## Given task
The data below holds the lines to copy: everything from the line containing "Reproduce this chart with pgfplots." to the line containing "(0pt,0pt) rectangle (525pt,-411.75pt);", both ends included, set down exactly.

## Extracted data
---*---

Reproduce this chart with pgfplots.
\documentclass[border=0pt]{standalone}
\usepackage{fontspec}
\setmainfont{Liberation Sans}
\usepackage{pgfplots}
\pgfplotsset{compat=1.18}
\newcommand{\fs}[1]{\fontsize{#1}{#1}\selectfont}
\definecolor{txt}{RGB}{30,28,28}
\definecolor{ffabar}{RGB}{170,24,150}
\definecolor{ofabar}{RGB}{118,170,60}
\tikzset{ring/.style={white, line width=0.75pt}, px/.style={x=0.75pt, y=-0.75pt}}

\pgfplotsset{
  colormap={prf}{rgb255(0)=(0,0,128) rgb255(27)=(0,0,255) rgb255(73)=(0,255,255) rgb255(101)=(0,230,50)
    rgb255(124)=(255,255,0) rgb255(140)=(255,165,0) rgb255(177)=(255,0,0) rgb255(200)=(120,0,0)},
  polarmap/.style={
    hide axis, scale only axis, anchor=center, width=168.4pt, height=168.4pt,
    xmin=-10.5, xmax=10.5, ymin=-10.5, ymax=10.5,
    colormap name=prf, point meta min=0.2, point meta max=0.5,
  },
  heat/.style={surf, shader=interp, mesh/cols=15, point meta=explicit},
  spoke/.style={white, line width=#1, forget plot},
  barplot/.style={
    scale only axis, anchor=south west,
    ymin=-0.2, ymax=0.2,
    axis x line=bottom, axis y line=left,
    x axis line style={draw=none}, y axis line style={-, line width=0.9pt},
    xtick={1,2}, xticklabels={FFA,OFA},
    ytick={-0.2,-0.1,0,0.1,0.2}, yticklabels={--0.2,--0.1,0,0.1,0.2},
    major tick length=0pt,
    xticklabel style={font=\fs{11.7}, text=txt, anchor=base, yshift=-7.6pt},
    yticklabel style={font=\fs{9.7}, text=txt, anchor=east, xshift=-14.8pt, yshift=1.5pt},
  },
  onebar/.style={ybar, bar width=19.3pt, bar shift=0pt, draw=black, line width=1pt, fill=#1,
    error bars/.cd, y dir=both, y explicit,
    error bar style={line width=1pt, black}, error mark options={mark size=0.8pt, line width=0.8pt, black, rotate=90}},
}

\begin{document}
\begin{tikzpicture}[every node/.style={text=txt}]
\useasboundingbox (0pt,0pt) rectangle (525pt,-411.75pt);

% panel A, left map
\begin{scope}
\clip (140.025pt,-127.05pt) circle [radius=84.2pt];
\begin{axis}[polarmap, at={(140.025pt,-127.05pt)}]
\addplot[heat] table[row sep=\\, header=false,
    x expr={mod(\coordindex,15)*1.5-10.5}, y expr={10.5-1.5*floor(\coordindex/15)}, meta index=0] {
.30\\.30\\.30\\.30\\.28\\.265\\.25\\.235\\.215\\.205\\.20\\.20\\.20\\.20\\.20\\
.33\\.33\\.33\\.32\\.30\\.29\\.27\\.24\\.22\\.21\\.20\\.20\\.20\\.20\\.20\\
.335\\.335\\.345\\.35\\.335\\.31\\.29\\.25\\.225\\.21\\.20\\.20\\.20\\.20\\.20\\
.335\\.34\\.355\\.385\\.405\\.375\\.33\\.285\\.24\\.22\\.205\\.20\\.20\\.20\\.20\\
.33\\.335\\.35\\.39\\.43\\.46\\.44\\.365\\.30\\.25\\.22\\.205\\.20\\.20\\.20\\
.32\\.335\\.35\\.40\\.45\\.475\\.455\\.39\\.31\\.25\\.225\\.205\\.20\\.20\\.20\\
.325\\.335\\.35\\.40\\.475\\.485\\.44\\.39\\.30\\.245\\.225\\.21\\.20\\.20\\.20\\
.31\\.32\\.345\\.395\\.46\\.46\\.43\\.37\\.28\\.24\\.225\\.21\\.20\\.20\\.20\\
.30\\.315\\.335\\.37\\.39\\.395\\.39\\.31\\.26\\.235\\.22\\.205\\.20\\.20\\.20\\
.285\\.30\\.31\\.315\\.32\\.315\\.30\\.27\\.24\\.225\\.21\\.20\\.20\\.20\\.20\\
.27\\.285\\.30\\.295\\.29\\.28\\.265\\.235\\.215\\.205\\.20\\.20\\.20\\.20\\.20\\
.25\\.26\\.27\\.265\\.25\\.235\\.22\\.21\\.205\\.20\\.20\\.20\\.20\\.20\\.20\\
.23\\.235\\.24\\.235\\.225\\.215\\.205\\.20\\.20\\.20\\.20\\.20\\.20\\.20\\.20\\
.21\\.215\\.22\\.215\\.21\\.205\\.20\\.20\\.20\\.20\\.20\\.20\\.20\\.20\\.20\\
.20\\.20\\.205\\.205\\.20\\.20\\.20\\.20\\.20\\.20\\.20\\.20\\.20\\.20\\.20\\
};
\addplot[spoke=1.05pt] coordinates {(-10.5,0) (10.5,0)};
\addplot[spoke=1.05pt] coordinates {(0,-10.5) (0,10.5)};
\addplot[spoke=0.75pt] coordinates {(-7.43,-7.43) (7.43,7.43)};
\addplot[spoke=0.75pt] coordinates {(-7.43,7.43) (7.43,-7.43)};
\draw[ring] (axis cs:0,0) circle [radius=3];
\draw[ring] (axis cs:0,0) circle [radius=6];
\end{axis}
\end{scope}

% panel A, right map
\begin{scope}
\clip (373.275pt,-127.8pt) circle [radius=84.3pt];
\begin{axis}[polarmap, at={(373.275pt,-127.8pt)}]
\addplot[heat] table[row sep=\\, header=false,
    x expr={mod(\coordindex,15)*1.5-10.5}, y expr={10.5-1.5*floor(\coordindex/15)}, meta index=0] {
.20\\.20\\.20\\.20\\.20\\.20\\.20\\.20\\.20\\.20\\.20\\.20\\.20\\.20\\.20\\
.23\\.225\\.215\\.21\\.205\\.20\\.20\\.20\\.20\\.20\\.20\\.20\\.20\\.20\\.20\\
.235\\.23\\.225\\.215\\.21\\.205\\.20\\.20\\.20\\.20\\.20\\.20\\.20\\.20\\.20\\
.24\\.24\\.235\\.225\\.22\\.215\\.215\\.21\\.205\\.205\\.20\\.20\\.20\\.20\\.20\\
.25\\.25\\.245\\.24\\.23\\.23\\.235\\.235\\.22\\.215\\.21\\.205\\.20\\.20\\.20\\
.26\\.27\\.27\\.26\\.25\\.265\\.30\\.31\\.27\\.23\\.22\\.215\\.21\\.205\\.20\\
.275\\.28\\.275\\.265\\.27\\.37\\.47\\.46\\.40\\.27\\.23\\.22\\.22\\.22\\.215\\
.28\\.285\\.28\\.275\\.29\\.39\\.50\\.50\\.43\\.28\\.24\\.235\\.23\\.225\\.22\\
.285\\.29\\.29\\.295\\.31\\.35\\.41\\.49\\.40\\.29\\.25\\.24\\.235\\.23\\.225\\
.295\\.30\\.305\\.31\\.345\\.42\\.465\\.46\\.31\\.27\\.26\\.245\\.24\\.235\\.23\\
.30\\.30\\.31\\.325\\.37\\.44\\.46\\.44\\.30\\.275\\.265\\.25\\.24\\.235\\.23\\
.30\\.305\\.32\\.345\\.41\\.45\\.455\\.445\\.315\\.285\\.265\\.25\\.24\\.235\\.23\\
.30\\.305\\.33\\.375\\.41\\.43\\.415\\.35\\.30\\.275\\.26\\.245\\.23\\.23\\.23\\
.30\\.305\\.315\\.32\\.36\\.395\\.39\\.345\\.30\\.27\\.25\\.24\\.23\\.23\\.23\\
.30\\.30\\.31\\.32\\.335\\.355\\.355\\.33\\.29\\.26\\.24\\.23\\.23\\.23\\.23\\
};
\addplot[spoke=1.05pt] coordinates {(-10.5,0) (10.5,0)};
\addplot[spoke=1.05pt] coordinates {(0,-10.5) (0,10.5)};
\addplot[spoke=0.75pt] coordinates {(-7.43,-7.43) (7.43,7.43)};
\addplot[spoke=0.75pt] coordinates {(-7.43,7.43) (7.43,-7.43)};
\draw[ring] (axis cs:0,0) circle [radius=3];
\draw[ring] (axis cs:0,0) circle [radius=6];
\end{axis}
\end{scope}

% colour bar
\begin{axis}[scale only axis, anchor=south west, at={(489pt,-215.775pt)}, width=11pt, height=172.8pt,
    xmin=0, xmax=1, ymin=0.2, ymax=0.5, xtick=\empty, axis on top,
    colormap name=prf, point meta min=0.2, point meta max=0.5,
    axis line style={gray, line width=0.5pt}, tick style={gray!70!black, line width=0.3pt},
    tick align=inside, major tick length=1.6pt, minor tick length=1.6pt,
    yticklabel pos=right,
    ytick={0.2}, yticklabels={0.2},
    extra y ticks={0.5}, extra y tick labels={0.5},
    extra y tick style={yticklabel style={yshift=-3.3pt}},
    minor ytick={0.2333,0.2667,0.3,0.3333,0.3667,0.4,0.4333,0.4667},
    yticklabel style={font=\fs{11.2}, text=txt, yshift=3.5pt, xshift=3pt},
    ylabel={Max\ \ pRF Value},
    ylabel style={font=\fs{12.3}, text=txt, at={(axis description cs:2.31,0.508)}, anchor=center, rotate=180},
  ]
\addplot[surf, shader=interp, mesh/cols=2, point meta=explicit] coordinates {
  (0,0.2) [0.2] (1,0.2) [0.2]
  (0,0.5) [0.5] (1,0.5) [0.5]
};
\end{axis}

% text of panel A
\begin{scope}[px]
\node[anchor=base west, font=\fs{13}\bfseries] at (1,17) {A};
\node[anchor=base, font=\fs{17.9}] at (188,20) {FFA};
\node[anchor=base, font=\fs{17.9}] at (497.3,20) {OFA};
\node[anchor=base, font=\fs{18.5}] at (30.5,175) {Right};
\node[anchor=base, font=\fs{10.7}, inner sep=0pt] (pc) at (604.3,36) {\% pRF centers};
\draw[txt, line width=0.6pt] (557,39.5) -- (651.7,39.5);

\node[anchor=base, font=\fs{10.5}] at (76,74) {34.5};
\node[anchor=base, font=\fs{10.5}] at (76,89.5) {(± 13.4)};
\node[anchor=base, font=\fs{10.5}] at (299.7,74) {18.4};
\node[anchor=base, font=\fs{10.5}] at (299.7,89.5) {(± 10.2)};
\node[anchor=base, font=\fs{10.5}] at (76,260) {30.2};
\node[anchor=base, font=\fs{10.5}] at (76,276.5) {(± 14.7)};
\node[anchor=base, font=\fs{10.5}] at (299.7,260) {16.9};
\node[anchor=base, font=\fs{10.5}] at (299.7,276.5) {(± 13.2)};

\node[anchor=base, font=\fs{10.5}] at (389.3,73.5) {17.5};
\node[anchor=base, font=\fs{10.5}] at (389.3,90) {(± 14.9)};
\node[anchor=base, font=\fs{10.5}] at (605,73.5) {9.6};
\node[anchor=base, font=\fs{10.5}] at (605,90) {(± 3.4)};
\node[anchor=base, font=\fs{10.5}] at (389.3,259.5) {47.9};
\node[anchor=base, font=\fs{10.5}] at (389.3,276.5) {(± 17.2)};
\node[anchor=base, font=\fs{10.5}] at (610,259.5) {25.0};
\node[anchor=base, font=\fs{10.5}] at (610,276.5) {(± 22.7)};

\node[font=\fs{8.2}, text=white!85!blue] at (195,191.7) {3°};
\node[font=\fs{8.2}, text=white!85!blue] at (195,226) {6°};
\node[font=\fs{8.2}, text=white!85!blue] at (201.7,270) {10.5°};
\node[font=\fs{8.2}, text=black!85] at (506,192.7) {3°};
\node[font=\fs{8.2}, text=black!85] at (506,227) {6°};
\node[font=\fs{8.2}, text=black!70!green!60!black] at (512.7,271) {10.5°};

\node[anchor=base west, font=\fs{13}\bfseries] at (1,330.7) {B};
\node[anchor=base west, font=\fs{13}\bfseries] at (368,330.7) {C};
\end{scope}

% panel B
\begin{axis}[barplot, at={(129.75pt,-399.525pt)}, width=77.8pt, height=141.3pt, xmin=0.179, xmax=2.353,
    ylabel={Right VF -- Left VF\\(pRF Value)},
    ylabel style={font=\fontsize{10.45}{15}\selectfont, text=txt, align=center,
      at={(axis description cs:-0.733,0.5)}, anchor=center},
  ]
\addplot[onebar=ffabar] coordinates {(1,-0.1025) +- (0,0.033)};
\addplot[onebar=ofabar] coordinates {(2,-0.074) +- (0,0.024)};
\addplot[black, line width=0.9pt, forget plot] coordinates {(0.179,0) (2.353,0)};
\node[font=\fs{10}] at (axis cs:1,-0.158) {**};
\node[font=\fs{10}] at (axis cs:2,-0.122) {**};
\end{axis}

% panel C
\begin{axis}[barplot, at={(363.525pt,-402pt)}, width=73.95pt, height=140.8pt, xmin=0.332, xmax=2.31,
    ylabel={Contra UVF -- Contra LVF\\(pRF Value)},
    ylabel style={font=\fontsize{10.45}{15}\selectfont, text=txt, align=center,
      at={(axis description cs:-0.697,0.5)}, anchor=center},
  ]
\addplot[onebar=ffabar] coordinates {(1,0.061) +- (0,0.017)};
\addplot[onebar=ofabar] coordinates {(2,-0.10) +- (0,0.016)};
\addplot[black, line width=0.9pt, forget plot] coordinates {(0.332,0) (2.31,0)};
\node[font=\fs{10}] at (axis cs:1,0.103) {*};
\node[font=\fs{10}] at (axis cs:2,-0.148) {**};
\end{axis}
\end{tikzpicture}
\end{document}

---*---

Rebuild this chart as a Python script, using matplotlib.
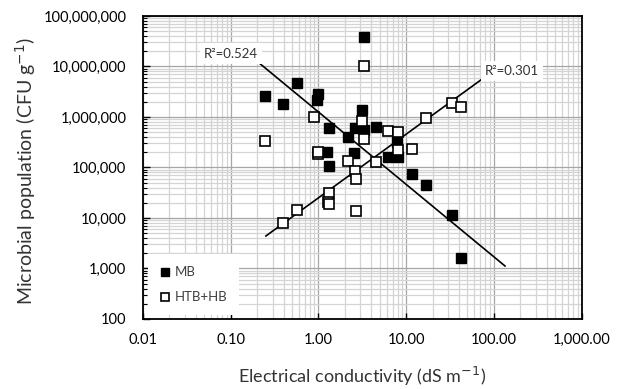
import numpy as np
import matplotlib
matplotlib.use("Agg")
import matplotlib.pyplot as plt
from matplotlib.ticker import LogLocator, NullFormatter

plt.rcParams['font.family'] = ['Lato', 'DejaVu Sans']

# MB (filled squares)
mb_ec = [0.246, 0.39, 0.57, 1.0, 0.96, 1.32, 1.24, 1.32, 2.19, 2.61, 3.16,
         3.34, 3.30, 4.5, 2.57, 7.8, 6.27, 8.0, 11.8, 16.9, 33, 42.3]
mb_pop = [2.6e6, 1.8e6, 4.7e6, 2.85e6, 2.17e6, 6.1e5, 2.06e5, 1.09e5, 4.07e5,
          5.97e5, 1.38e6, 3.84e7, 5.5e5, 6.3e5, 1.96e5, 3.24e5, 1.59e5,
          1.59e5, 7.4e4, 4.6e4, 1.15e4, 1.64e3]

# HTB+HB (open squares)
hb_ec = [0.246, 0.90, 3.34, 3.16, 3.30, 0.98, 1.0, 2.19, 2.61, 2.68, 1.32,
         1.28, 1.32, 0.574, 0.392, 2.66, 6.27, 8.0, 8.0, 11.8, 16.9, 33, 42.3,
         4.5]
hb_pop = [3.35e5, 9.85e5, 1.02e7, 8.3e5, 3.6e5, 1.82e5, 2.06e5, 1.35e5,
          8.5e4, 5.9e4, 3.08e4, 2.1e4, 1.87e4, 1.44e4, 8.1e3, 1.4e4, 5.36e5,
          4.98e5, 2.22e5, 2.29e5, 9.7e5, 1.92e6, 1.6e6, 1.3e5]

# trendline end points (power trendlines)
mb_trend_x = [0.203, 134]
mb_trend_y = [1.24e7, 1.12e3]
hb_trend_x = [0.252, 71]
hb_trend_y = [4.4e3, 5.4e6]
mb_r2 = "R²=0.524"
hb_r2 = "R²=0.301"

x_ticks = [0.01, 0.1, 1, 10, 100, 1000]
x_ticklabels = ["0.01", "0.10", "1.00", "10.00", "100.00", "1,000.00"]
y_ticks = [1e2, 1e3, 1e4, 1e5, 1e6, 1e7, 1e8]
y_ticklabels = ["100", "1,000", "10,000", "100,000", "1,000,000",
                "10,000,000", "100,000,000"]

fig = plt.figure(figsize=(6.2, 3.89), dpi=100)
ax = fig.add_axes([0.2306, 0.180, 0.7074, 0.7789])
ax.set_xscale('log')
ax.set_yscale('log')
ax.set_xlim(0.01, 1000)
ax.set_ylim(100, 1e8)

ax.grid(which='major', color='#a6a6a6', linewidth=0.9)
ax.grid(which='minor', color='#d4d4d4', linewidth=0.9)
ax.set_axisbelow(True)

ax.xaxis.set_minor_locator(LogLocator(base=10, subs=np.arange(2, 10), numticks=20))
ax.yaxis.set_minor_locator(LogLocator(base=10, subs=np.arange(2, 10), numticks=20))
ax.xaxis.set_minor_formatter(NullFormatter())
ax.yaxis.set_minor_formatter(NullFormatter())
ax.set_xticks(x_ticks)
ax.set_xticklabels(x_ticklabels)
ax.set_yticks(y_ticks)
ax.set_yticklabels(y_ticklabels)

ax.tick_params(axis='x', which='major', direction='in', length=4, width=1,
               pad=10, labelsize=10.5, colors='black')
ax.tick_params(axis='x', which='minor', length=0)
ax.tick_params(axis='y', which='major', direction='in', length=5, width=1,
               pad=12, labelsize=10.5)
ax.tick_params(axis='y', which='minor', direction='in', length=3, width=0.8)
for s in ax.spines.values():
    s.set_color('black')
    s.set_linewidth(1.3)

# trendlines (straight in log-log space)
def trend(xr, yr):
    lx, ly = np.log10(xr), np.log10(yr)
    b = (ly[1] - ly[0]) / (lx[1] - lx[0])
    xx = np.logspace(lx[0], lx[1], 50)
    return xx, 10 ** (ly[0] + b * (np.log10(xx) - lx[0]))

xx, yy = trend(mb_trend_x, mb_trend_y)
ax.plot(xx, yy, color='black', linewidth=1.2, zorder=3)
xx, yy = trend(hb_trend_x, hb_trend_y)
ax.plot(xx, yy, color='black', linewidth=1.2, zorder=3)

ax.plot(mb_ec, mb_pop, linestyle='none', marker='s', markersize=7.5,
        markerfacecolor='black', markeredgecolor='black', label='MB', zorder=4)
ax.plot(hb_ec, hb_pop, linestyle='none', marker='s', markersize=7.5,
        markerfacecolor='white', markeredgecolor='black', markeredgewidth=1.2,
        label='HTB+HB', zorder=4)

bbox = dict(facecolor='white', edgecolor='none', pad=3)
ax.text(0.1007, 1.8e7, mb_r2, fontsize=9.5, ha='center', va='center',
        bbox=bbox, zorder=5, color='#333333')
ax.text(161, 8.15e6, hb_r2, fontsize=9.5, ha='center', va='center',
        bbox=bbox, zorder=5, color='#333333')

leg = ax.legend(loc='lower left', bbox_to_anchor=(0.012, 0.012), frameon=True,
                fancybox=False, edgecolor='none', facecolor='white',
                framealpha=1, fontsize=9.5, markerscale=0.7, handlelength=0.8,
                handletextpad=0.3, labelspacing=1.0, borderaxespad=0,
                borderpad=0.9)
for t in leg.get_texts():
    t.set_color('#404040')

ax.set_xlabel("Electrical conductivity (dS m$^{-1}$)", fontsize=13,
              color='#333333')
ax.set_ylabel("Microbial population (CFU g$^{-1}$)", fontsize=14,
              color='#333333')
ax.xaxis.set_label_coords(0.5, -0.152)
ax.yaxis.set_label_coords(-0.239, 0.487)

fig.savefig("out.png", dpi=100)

---*---

## Exercise response
Reproduce this chart with pgfplots.
\documentclass[border=0pt]{standalone}
\usepackage{fontspec}
\setmainfont{Liberation Sans}
\usepackage{pgfplots}
\pgfplotsset{compat=1.18}
\newcommand{\fs}[1]{\fontsize{#1}{#1}\selectfont}
\definecolor{txt}{RGB}{30,28,28}
\definecolor{ffabar}{RGB}{170,24,150}
\definecolor{ofabar}{RGB}{118,170,60}
\tikzset{ring/.style={white, line width=0.75pt}, px/.style={x=0.75pt, y=-0.75pt}}

\pgfplotsset{
  colormap={prf}{rgb255(0)=(0,0,128) rgb255(27)=(0,0,255) rgb255(73)=(0,255,255) rgb255(101)=(0,230,50)
    rgb255(124)=(255,255,0) rgb255(140)=(255,165,0) rgb255(177)=(255,0,0) rgb255(200)=(120,0,0)},
  polarmap/.style={
    hide axis, scale only axis, anchor=center, width=168.4pt, height=168.4pt,
    xmin=-10.5, xmax=10.5, ymin=-10.5, ymax=10.5,
    colormap name=prf, point meta min=0.2, point meta max=0.5,
  },
  heat/.style={surf, shader=interp, mesh/cols=15, point meta=explicit},
  spoke/.style={white, line width=#1, forget plot},
  barplot/.style={
    scale only axis, anchor=south west,
    ymin=-0.2, ymax=0.2,
    axis x line=bottom, axis y line=left,
    x axis line style={draw=none}, y axis line style={-, line width=0.9pt},
    xtick={1,2}, xticklabels={FFA,OFA},
    ytick={-0.2,-0.1,0,0.1,0.2}, yticklabels={--0.2,--0.1,0,0.1,0.2},
    major tick length=0pt,
    xticklabel style={font=\fs{11.7}, text=txt, anchor=base, yshift=-7.6pt},
    yticklabel style={font=\fs{9.7}, text=txt, anchor=east, xshift=-14.8pt, yshift=1.5pt},
  },
  onebar/.style={ybar, bar width=19.3pt, bar shift=0pt, draw=black, line width=1pt, fill=#1,
    error bars/.cd, y dir=both, y explicit,
    error bar style={line width=1pt, black}, error mark options={mark size=0.8pt, line width=0.8pt, black, rotate=90}},
}

\begin{document}
\begin{tikzpicture}[every node/.style={text=txt}]
\useasboundingbox (0pt,0pt) rectangle (525pt,-411.75pt);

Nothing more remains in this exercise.